User Credits & Civic (20%) - Public Utility Layer
Positioning Pilier as a European public good:
This allocation is dedicated to Public Good Adoption, ensuring that the cost of verifiable compliance never becomes a barrier to transparency. By subsidizing on-chain activities for non-commercial actors, Pilier establishes a resilient, civic-driven trust layer that aligns with European sovereign values and environmental oversight.
Free timestamping and DPP creation for:
- 🏛️ Universities: Research data timestamping, thesis proofs
- 🌍 NGOs: Supply chain transparency, sustainability reporting
- 🏢 Municipalities: Public procurement tracking
- 🔬 Research labs: IP protection, experimental data integrity
Example allocations:
University pilot:
├─ 10,000 PIL credit (~10,000 free timestamps)
└─ Renewable annually if active
NGO partnership:
├─ 5,000 PIL credit
└─ Focus on textile/electronics traceability
Purpose: Create legitimacy and "public utility" narrative for regulators and policymakers.
Treasury (SaaS Ops) (15%) - Revolving Fund
Operational capital for pilier.org client sponsorship:
How it works:
Client subscribes €499/month
↓
Treasury allocates 499 PIL from this pool
↓
Client uses 300 PIL for transactions
↓
199 PIL unused → returns to Treasury at month end
↓
Pool replenishes continuously
Sustainability:
- Replenishment: 95% of fees flow back to the pool, while 5% are burned to maintain long-term supply health
- Circular economy model
- Self-replenishing over time
Initial capacity: 450,000 PIL = 900 client-months at €499/month (~75 clients for 12 months)
Team & Advisors (15%) - Governance Alignment
Founder tokens exclusively for protocol security and governance:
Key points:
- ✅ Not for sale: Tokens locked in tPIL (vote-escrowed)
- ✅ Governance only: Used to vote on protocol upgrades, fee adjustments
- ✅ Vesting: Linear over 48 months (12-month cliff)
- ✅ Clawback: Tokens reclaimed if founders depart early
tPIL conversion:
Founder locks 100,000 PIL for 48 months
↓
Receives 100,000 tPIL (vote-escrowed PIL)
↓
1 tPIL = 1 vote on governance proposals
Why this matters: Aligns founder incentives with long-term protocol health, not short-term token price.
Validator Incentives (10%) - Bootstrap Subsidy
Covers validator income gap during low-volume phase:
Duration: ~10 years at current subsidy rate
The 300,000 PIL reserve pool acts as a safety buffer. Combined with the 2.5% annual inflation (75,000 PIL/year), it ensures validator sustainability for 10+ years even at high node-counts
Then:
├─ Transaction fees increase (adoption grows)
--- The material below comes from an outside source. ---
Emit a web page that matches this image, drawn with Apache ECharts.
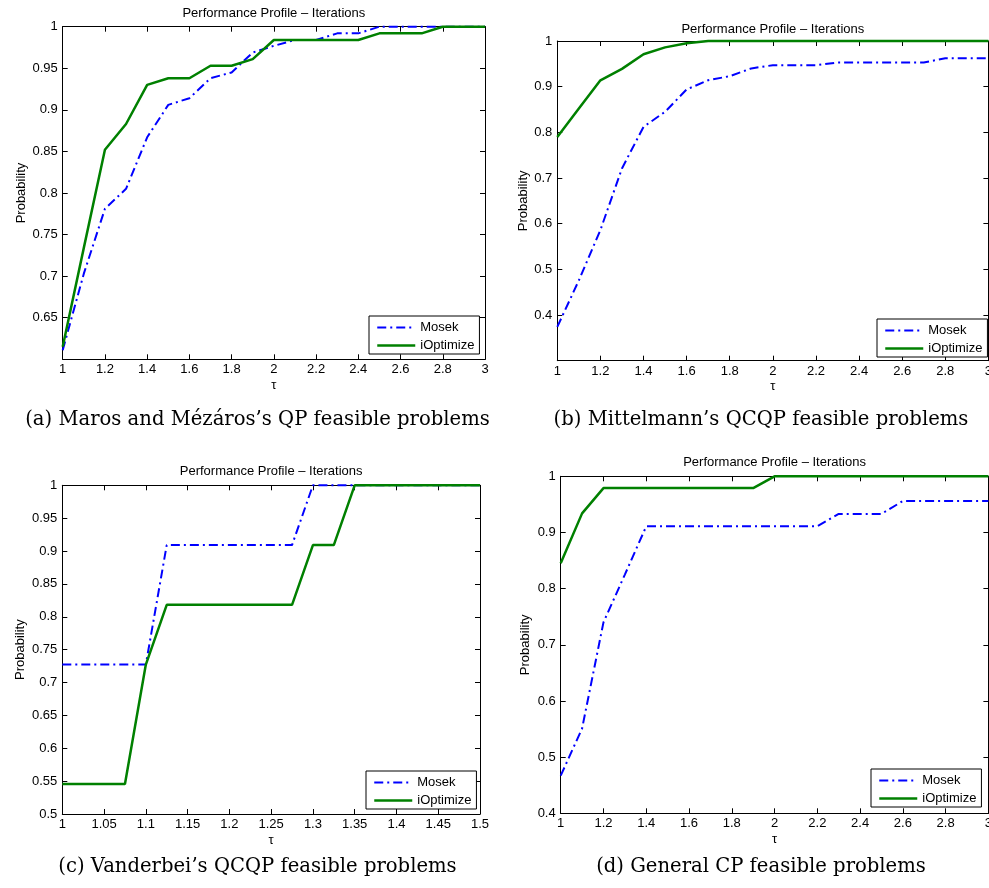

├─ Subsidy decreases (less needed)
└─ Pool lasts 10+ years
Access: Automatically distributed via inflation mechanism (no manual grants).
Validator Economics
Income Sources
Validators earn from two sources:
1. Transaction Fees (Primary)
Every on-chain operation pays a technical gas fee to ensure network security and priority:
| Operation | Approximate Cost |
|---|---|
| Balance transfer | 0.001 PIL (€0.001) |
| Register document | 0.0025 PIL (€0.0025) |
| Create DPP | 0.004 PIL (€0.004) |
| Update DPP state | 0.0015 PIL (€0.0015) |
| Trigger agent | 0.005+ PIL (varies) |
Fee distribution:
- 95% → Validators (split equally among the active set)
- 5% → Protocol Burn (permanently removed to offset inflation)
Example (3 validators):
Transaction fee: 0.01 PIL
├─ Burned: 0.0005 PIL (5%)
├─ To validators: 0.0095 PIL (95%)
└─ Per validator: 0.00317 PIL
2. Inflation Subsidy (Bootstrap Phase)
During the initial phase with lower transaction volumes, the protocol "tops up" validator earnings to meet the €500/month target
Example (3 validators, Year 1):
- Monthly fees: €100 total (after burn)
- Income per validator from fees: €33.33/month
- Gap to target: €466.67/month
- Subsidy: The protocol mints 1,400 PIL from the monthly inflation pool (max 6,250 PIL available).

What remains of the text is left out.